Part of the growth in homelessness in Toronto stems from evictions that have increased, lawful or not, throughout Ontario since the pandemic began. When the current moratorium on eviction tribunals is lifted, tens of thousands more tenants will face eviction. Providing fair, in-person eviction tribunals will be necessary to mediate recovery plans between tenants and landlords and prevent more people from experiencing homelessness.

There are a number of organizations supporting tenants who are at risk of eviction, including Willowdale Legal here in Don Valley North and the Federation of Metro Tenants’ Associations (FMTA). Legal aid clinics like Willowdale Legal saw a concerning Provincial funding cut just prior to the pandemic. They will need these funds restored to continue to be great advocates and mediators in these challenging times.

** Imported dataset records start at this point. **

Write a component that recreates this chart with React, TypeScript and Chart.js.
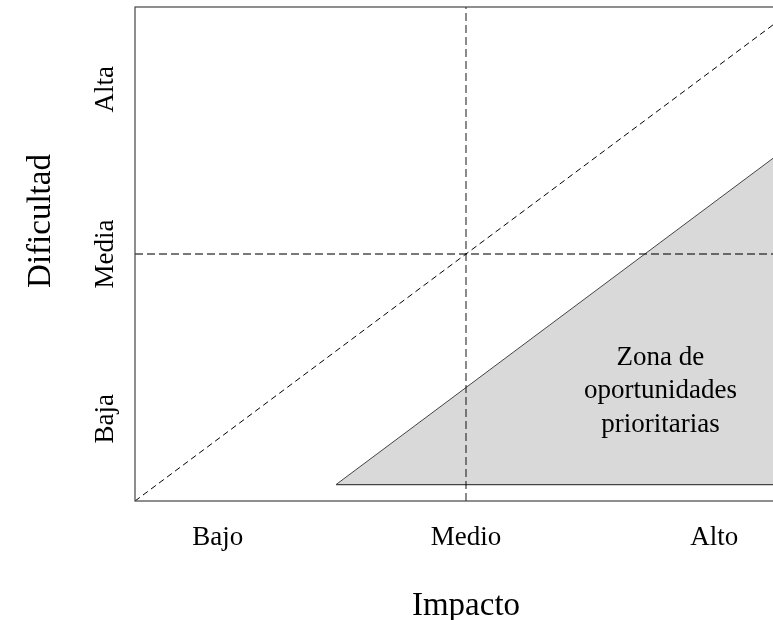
import React, { useEffect, useRef } from 'react';
import { Chart, registerables } from 'chart.js';

Chart.register(...registerables);

// ---- data ----
const xRange = [0, 8];
const yRange = [0, 6];
const xTickValues = [1, 4, 7];
const xTickLabels = ['Bajo', 'Medio', 'Alto'];
const yTickValues = [1, 3, 5];
const yTickLabels = ['Baja', 'Media', 'Alta'];
const xTitle = 'Impacto';
const yTitle = 'Dificultad';
const midX = 4;
const midY = 3;
const diagonalX = [0, 8];
const diagonalY = [0, 6];
const zoneX = [2.43, 8];
const zoneY = [0.2, 4.38];
const zoneBase = 0.2;
const zoneLabel = ['Zona de', 'oportunidades', 'prioritarias'];
const zoneLabelAt = { x: 6.35, y: 1.25 };

const FONT = "'Liberation Serif', 'Times New Roman', serif";
const CANVAS_W = 820;
const CANVAS_H = 620;

const annotationPlugin = {
  id: 'annotationText',
  afterDraw(chart: any) {
    const { ctx, chartArea, scales } = chart;
    const xs = scales.x;
    const ys = scales.y;
    ctx.save();
    // frame
    ctx.strokeStyle = '#444';
    ctx.lineWidth = 1.2;
    ctx.strokeRect(chartArea.left, chartArea.top, chartArea.right - chartArea.left, chartArea.bottom - chartArea.top);

    ctx.fillStyle = '#000';
    // y tick labels (rotated)
    ctx.font = `27px ${FONT}`;
    ctx.textAlign = 'center';
    ctx.textBaseline = 'alphabetic';
    yTickValues.forEach((v, i) => {
      const py = ys.getPixelForValue(v);
      ctx.save();
      ctx.translate(113, py);
      ctx.rotate(-Math.PI / 2);
      ctx.fillText(yTickLabels[i], 0, 0);
      ctx.restore();
    });

    // y title
    ctx.font = `33px ${FONT}`;
    ctx.save();
    ctx.translate(50, 221);
    ctx.rotate(-Math.PI / 2);
    ctx.fillText(yTitle, 0, 0);
    ctx.restore();

    // x title
    ctx.fillText(xTitle, (chartArea.left + chartArea.right) / 2, 615);

    // zone label
    ctx.font = `27px ${FONT}`;
    const cx = xs.getPixelForValue(zoneLabelAt.x);
    const cy = ys.getPixelForValue(zoneLabelAt.y);
    zoneLabel.forEach((t, i) => {
      ctx.fillText(t, cx, cy + (i - 1) * 33.5);
    });
    ctx.restore();
  },
};

export default function App() {
  const ref = useRef<HTMLCanvasElement | null>(null);

  useEffect(() => {
    if (!ref.current) return;
    const chart = new Chart(ref.current, {
      type: 'scatter',
      data: {
        datasets: [
          {
            data: [{ x: midX, y: yRange[0] }, { x: midX, y: yRange[1] }],
            showLine: true,
            borderColor: 'rgba(0,0,0,0.7)',
            borderWidth: 1.3,
            borderDash: [8, 4],
            pointRadius: 0,
            fill: false,
          },
          {
            data: [{ x: xRange[0], y: midY }, { x: xRange[1], y: midY }],
            showLine: true,
            borderColor: 'rgba(0,0,0,0.7)',
            borderWidth: 1.3,
            borderDash: [8, 4],
            pointRadius: 0,
            fill: false,
          },
          {
            data: diagonalX.map((x, i) => ({ x, y: diagonalY[i] })),
            showLine: true,
            borderColor: '#000',
            borderWidth: 1,
            borderDash: [6, 4],
            pointRadius: 0,
            fill: false,
          },
          {
            data: [{ x: zoneX[0], y: zoneBase }, { x: zoneX[1], y: zoneBase }],
            showLine: true,
            borderColor: '#444',
            borderWidth: 1.3,
            pointRadius: 0,
            fill: false,
          },
          {
            data: zoneX.map((x, i) => ({ x, y: zoneY[i] })),
            showLine: true,
            borderColor: '#444',
            borderWidth: 1,
            backgroundColor: '#d9d9d9',
            pointRadius: 0,
            fill: { value: zoneBase },
          },
        ],
      },
      options: {
        animation: false,
        responsive: false,
        devicePixelRatio: 1,
        layout: { padding: { top: 7, right: CANVAS_W - 797, left: 0, bottom: 0 } },
        plugins: {
          legend: { display: false },
          tooltip: { enabled: false },
        },
        scales: {
          x: {
            type: 'linear',
            min: xRange[0],
            max: xRange[1],
            afterBuildTicks: (s: any) => {
              s.ticks = xTickValues.map((v) => ({ value: v }));
            },
            afterFit: (s: any) => {
              s.height = CANVAS_H - 501;
            },
            ticks: {
              autoSkip: false,
              maxRotation: 0,
              minRotation: 0,
              padding: 21,
              color: '#000',
              font: { family: FONT, size: 27 },
              callback: (v: any) => {
                const i = xTickValues.indexOf(Number(v));
                return i >= 0 ? xTickLabels[i] : '';
              },
            },
            grid: { display: false, drawTicks: false },
            border: { display: false },
          },
          y: {
            type: 'linear',
            min: yRange[0],
            max: yRange[1],
            afterFit: (s: any) => {
              s.width = 135;
            },
            ticks: { display: false },
            grid: { display: false, drawTicks: false },
            border: { display: false },
          },
        },
      },
      plugins: [annotationPlugin],
    } as any);
    return () => chart.destroy();
  }, []);

  return (
    <div
      style={{
        position: 'fixed',
        left: 0,
        top: 0,
        width: 773,
        height: 620,
        overflow: 'hidden',
        background: '#fff',
      }}
    >
      <canvas ref={ref} width={CANVAS_W} height={CANVAS_H} style={{ display: 'block' }} />
    </div>
  );
}
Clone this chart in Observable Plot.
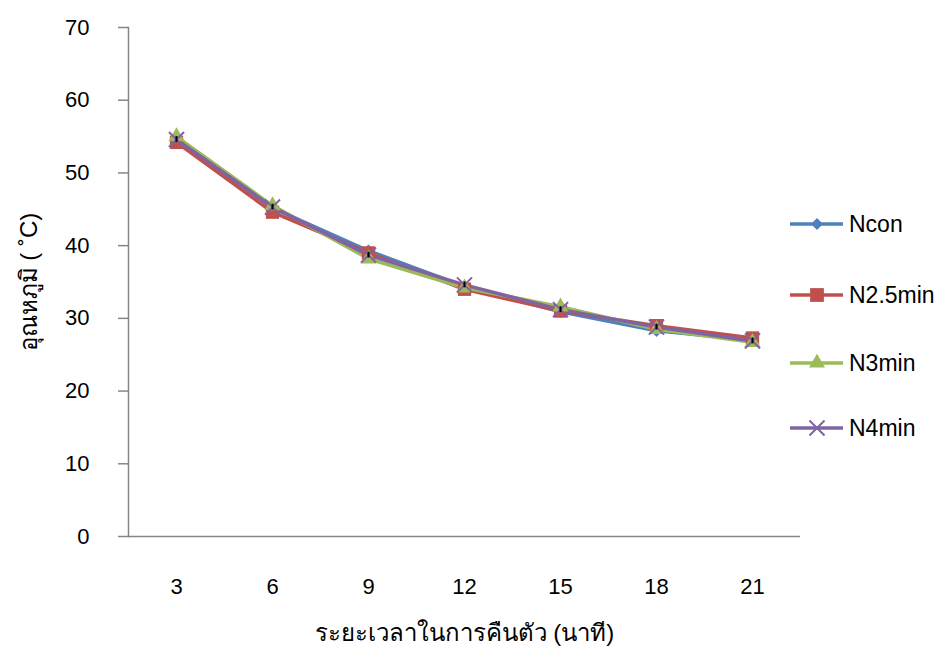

As I mentioned above, I’ve heard from many of you who have been specifically frustrated with the Committee of Adjustment (CoA) during the pandemic. In response to these concerns, Council and I directed City staff to conduct an independent review of this process. Staff will investigate your concerns, revise current processes, and consider alternatives for things like minor variances that will make the CoA process more accessible and fair for all residents.



Beyond this month’s Council meeting, Toronto’s Housing Secretariat continues to utilize any and all partnerships that come our way to produce more affordable housing. There are a few more initiatives worth noting.

Two modular housing projects have been completed in Toronto, and two more are preparing for construction. Once approved, these buildings are ready for occupancy after just six months. 226 new supportive units have been built to date, and Mayor Tory hopes to raise this number to 1000 units before the end of this term.

The Mayor has also lead Council in directing City staff and partner agencies to help move shelter clients into stable housing. Mayor Tory has urged that as soon as a shelter client is ready to take on their own subsidized apartment or TCHC social housing unit, our City staff are there to help them do so. In the last 14 months, 6000 Torontonians who were experiencing homelessness have found permanent homes.

This pandemic has only added to the housing challenges we’ve long been facing here in Toronto. That’s why it’s crucial that my fellow Councillors and I keep working towards a variety of affordable housing solutions as quickly as we can. While there’s still a ways to go to support our residents, we’re making some real progress towards housing stability and affordability in our City.